You wonder if he has a notion of his ideal woman. He says, quickly, list at the ready. "There are three things that basically are of equal importance to me. Two of them are intelligence and a sense of humor. I can't stress how important those things are to me. It's not that I want to date Sandra Bernhardt -- she's hostile. It's aliveness, wittiness, sparkle that I want. And then a woman who's attractive. I used to have a classic package in mind. I was into blonds with blue eyes. Now it's really important for me to laugh and feel challenged by a girl."

"You're not threatened by smart women?" you ask.

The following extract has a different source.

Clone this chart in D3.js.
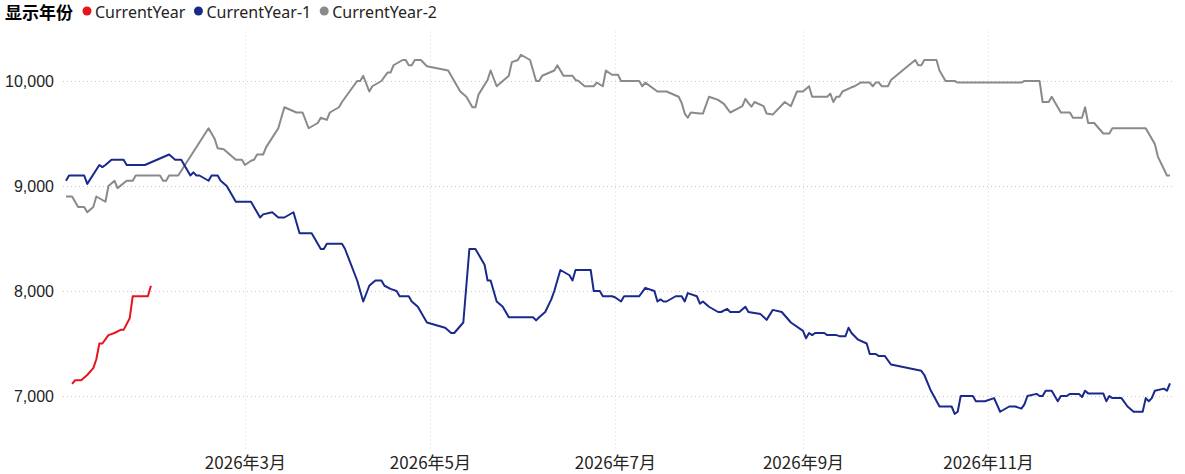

He answers quickly again. "No, I love 'em. I think Melissa is borderline genius. Her mind is incredibly quick, even quicker than I am. It's very attractive. She's also got a great sense of humor. Not that she's the ideal woman. Melissa, if you're reading this, don't get your panties in a wad, babe!" He pauses, and concludes, "I always like to feel like I have a real catch."

You've forgotten to mention the fidgeting. Lowe displays his long, lean legs in such a variety of ways, using his office chair as a prop, that he could, you think, easily be a Rockette. He doesn't like sitting still. When you ask him about settling down with one woman, he fidgets some more, draping his legs over the chair arm, then crossing them in front of himself. "I used to think that marriage and having kids was something that happened to adults, happened to other people. Never to me," he says. "It was kind of like dying -- inevitable. Recently, I started thinking, hmmm, marriage -- maybe. Now I can picture it for myself. As time goes on, the picture becomes clearer. I wonder if this is growing up?" He says this as if it is an academic question, an interesting concept, maybe quantum physics or semiotics. "I've had everything else," he continues. "My life has so much high-stimulus stuff in it anyway that I must need some kind of stability."

"What does that mean, 'high-stimulus stuff'?" you ask, hoping for some more insight into Lowe-life.

But he remains professional. "I get bored really easily with a lot of things," he says vaguely, purposely. "I like to change things around. I've got a lot of energy, I'm pretty antsy. I always like to have something to work on. I drive myself crazy creating problems that don't really exist."